[Start of RECORDS FOR PROCESSING]
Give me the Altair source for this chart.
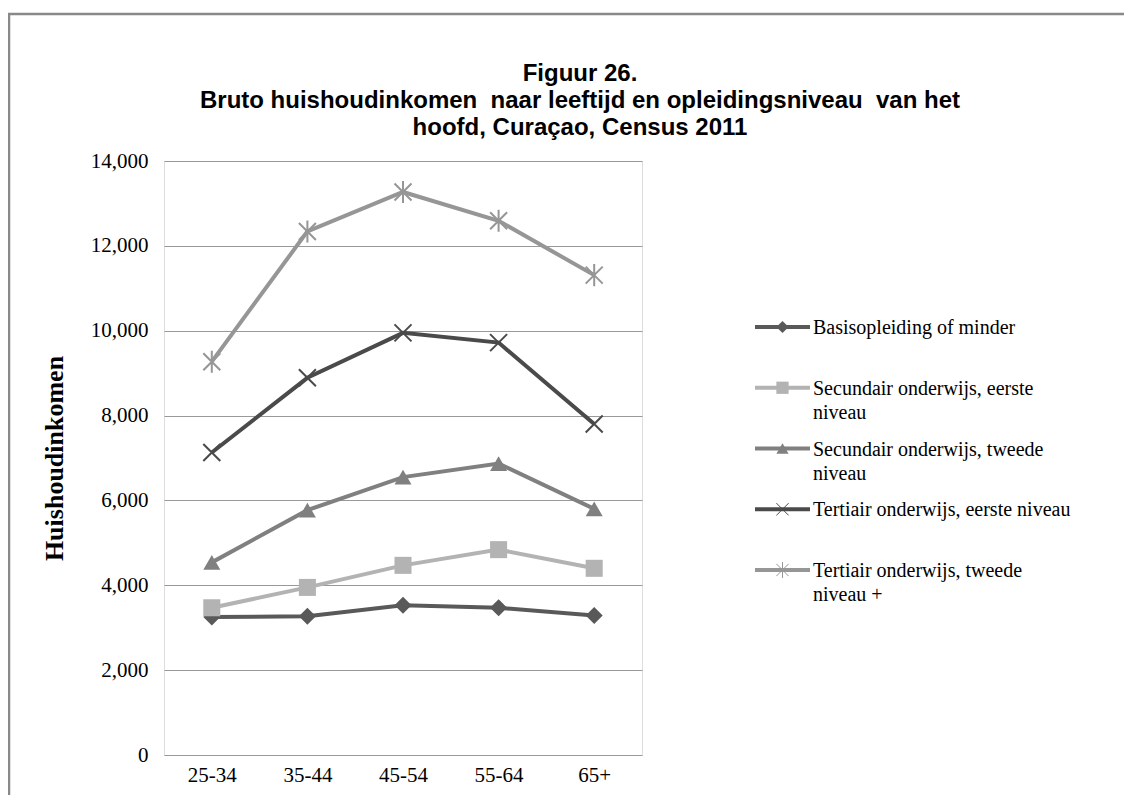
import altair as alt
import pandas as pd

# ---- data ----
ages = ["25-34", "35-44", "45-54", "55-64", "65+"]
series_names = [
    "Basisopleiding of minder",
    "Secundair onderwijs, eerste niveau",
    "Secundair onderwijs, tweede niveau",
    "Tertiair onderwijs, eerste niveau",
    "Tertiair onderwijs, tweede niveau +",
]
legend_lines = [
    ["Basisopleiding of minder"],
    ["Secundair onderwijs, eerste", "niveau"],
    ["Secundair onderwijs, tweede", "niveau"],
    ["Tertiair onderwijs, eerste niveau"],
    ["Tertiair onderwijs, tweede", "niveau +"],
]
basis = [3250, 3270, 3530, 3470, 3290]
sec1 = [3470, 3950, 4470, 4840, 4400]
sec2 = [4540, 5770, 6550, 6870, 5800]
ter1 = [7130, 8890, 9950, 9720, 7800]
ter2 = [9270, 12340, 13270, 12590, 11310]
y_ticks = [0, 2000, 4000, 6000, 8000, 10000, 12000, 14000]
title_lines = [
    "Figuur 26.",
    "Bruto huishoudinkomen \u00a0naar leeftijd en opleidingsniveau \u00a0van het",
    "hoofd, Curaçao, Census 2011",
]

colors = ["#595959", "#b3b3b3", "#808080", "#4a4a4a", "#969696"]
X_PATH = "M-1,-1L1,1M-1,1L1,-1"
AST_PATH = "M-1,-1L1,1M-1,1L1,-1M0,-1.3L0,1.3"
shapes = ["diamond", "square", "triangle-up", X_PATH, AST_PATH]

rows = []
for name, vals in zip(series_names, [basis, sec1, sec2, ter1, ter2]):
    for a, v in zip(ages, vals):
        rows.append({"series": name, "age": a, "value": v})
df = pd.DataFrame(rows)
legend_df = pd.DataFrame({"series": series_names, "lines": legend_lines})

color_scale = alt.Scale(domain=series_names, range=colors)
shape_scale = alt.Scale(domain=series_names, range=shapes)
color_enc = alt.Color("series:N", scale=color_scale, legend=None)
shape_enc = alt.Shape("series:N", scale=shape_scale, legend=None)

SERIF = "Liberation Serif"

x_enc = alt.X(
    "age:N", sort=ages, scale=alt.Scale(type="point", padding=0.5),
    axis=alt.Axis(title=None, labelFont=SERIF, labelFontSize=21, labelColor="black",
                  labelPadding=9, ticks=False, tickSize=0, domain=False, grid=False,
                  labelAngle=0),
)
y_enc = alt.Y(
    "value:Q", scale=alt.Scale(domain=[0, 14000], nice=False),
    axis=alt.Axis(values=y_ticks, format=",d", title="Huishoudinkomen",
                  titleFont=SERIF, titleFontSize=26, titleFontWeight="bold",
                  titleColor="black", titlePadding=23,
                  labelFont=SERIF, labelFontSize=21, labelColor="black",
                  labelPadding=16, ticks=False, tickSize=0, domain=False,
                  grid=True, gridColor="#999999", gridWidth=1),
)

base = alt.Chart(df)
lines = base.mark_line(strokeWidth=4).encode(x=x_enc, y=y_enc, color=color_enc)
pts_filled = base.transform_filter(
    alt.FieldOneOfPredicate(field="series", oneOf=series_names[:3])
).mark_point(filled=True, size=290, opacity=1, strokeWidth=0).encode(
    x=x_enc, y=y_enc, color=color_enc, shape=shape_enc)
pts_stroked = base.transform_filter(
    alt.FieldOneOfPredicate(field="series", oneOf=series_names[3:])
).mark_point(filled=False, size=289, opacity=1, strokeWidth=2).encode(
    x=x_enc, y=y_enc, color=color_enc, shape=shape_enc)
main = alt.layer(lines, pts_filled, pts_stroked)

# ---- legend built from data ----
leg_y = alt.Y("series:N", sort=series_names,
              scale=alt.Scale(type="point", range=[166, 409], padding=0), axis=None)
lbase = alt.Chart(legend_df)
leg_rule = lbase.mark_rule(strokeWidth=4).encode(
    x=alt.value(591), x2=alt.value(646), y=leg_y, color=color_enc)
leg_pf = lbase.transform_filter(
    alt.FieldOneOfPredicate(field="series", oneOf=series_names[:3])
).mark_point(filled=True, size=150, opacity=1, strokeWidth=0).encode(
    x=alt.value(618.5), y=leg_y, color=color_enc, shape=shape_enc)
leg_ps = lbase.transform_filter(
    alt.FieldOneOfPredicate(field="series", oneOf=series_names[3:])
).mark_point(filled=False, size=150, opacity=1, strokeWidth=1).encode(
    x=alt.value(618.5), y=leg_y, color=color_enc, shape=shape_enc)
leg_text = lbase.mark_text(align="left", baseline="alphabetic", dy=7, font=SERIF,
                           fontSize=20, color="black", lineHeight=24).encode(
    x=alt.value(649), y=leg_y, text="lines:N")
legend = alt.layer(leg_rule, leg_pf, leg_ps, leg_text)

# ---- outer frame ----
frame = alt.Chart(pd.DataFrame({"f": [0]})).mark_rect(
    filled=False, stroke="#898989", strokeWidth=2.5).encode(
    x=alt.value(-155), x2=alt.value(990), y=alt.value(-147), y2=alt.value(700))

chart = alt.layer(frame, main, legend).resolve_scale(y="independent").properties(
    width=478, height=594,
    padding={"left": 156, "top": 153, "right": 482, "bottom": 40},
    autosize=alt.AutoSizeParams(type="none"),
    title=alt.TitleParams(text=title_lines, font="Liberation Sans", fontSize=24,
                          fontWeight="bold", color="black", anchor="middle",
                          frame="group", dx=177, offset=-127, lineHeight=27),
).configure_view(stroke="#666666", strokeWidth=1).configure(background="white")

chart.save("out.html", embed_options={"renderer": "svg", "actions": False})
[End of RECORDS FOR PROCESSING]
[Start of RECORDS FOR PROCESSING]
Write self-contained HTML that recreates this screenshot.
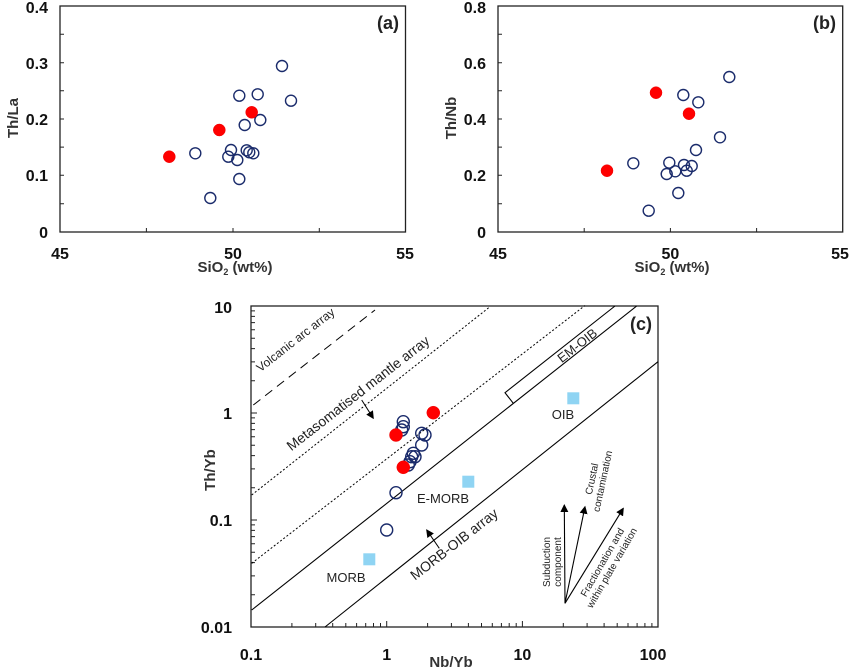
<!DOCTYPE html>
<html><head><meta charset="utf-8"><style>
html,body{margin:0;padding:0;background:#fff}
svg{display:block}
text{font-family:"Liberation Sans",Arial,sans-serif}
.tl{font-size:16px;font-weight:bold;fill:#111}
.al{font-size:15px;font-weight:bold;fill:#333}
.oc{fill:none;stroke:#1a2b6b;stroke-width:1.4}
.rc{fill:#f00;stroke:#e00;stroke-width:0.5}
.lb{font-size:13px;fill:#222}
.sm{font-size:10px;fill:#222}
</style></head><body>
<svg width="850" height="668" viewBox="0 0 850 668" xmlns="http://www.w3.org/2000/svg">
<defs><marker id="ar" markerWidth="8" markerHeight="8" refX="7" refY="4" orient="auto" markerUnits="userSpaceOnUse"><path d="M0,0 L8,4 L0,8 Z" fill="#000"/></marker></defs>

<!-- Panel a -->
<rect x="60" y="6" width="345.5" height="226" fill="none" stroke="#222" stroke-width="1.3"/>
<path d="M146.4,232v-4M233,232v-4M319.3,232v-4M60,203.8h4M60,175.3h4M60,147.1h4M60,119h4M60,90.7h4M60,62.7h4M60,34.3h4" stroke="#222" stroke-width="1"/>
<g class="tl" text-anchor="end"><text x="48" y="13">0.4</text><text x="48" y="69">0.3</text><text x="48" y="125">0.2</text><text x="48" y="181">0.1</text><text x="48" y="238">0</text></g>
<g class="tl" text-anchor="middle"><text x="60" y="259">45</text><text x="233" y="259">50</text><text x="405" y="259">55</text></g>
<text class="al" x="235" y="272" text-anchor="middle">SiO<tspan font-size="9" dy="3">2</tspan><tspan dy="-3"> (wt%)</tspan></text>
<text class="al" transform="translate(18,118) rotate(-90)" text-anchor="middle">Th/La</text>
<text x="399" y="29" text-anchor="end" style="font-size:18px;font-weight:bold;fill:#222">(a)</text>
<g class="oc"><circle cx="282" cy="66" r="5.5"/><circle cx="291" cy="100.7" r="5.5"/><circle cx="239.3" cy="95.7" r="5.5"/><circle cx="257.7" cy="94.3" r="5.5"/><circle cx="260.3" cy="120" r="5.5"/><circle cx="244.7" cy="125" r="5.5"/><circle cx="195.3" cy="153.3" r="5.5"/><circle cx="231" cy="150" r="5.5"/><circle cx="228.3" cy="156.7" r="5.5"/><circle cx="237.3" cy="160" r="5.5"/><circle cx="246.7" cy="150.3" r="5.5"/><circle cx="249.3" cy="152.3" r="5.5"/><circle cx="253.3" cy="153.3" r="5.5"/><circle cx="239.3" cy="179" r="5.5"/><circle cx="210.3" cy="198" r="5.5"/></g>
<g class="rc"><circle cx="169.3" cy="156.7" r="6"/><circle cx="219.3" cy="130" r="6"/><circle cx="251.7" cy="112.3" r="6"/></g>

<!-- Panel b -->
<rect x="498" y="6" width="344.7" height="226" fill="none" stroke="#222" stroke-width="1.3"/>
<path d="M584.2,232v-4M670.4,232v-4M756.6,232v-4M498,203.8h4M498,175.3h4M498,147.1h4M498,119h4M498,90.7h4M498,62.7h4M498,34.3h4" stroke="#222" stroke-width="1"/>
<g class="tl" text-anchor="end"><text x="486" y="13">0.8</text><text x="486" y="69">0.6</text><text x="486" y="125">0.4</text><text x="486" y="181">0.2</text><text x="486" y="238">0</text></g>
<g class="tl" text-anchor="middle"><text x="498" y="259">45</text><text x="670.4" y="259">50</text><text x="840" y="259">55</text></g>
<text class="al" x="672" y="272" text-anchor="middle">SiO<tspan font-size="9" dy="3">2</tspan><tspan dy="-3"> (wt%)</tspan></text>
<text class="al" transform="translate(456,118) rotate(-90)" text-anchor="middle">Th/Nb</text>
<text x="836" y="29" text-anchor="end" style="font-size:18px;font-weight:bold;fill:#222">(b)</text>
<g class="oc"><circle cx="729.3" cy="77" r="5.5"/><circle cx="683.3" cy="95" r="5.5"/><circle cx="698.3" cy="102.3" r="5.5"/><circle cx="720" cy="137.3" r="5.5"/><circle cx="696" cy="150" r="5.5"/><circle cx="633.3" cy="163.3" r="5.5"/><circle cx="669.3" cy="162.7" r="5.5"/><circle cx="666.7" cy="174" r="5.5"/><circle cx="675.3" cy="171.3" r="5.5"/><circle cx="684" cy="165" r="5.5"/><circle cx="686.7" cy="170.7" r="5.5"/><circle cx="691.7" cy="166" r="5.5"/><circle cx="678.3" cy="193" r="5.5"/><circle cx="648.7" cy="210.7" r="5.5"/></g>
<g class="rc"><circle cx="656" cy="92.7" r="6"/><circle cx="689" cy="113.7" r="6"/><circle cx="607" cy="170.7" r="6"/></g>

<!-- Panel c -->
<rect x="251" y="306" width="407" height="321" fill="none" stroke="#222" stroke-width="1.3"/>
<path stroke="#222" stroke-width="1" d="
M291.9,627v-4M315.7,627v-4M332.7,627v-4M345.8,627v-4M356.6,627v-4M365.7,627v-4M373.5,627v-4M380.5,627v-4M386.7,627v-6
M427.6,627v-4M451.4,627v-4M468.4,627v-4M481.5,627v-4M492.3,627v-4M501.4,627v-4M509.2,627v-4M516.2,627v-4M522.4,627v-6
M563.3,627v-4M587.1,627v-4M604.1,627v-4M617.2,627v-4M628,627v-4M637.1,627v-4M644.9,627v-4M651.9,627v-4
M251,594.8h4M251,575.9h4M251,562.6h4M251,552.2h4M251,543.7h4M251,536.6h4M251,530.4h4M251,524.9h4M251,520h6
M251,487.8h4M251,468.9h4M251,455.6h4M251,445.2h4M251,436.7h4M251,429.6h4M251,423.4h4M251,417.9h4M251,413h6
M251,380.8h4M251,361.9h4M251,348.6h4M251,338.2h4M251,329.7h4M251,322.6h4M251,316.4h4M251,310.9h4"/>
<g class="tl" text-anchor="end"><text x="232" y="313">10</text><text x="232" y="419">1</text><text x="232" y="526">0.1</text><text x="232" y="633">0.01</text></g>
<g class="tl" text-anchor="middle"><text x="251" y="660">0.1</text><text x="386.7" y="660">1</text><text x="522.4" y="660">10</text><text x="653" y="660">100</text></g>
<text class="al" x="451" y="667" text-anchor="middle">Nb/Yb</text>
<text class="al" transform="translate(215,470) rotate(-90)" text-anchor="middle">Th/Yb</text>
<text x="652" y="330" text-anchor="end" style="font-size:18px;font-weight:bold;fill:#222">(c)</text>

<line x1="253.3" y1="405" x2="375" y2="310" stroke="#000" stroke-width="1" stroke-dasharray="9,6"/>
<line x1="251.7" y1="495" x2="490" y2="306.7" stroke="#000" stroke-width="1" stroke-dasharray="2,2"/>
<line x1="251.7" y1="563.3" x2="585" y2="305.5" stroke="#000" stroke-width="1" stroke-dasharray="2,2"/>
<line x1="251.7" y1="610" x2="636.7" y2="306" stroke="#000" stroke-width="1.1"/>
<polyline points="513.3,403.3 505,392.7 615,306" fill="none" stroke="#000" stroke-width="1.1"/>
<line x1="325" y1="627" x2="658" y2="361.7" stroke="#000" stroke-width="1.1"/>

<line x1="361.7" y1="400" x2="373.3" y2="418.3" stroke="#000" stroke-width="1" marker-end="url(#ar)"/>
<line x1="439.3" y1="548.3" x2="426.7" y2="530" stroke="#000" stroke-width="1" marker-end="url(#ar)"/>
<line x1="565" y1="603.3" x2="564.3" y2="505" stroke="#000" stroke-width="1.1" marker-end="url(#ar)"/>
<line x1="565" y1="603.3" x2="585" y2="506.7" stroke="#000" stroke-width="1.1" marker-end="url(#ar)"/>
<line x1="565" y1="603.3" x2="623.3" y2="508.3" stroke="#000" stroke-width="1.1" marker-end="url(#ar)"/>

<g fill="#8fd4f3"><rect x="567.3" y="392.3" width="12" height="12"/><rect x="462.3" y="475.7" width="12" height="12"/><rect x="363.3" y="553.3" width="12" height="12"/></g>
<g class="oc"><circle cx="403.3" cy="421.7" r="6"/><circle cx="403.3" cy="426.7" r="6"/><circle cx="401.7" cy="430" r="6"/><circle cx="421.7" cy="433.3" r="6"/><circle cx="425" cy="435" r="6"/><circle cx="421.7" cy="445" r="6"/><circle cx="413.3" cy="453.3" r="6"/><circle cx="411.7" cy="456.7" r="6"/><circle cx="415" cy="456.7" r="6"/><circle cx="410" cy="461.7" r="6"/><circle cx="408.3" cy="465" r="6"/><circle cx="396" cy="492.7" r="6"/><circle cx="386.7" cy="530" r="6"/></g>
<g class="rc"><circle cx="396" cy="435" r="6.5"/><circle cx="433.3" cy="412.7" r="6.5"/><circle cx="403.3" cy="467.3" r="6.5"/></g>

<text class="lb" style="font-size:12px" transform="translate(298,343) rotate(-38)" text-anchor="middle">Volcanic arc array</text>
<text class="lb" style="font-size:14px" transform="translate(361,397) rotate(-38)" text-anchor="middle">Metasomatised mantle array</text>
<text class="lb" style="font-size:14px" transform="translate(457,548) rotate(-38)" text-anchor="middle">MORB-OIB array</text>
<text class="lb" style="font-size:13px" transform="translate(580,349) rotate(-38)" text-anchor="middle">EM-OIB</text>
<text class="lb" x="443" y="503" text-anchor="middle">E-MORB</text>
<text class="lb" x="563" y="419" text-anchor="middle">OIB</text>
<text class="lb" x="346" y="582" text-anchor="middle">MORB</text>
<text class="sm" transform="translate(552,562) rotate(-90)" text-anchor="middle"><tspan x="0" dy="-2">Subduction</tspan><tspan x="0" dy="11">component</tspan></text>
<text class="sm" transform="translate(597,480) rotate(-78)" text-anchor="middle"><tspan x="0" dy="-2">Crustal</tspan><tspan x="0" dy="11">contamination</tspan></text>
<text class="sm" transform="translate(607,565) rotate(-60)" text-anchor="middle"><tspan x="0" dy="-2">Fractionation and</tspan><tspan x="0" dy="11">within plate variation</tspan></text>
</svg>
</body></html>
[End of RECORDS FOR PROCESSING]
[Start of RECORDS FOR PROCESSING]
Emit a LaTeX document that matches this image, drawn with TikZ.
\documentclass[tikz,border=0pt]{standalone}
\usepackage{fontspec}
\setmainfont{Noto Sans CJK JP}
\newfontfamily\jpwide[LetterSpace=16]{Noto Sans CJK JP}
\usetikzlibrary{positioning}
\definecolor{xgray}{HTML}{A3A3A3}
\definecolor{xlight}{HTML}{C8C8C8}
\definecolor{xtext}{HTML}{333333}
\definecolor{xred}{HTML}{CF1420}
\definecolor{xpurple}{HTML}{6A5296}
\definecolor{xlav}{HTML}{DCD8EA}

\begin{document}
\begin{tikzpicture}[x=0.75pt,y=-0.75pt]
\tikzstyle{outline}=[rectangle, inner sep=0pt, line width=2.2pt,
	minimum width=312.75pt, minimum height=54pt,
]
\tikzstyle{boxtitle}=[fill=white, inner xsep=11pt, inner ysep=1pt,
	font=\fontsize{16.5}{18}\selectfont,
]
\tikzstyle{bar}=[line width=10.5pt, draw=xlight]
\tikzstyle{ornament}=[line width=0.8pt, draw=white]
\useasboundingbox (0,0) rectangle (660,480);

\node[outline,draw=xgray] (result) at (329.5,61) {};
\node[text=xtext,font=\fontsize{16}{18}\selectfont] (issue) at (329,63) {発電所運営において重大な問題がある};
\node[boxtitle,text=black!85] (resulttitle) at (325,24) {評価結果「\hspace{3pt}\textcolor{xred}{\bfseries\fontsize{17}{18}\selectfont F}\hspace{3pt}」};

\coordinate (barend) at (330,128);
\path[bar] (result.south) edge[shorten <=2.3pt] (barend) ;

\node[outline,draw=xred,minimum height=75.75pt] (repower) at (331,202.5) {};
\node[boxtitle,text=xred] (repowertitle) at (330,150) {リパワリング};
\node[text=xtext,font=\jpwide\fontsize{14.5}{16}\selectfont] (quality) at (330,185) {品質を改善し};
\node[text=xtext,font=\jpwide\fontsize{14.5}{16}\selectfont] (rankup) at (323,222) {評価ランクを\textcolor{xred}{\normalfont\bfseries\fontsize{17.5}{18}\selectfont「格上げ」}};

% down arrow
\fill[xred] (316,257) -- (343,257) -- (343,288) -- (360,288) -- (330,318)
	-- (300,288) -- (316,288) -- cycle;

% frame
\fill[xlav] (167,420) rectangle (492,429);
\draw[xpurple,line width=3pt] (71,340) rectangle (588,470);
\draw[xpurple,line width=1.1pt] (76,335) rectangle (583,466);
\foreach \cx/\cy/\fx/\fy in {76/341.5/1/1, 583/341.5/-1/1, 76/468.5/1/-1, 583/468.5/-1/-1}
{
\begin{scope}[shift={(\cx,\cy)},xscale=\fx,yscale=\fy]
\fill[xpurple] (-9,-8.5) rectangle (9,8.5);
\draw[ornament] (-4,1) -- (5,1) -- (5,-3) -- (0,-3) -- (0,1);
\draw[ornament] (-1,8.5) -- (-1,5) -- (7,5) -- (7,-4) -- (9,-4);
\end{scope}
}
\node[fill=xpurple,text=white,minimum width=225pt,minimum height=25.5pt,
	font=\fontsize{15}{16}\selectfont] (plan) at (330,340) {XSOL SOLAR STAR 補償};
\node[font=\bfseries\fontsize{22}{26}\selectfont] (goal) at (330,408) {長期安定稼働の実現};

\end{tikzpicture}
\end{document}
[End of RECORDS FOR PROCESSING]
**EXERCISE OBJECTIVE:**
From the listing above, repeat only the lines between the line containing "Give me the Altair source for this chart." and the line containing "import pandas as pd", those two included. Pictures are not part of the copy.

**WRITTEN SOLUTION:**
Give me the Altair source for this chart.
import altair as alt
import pandas as pd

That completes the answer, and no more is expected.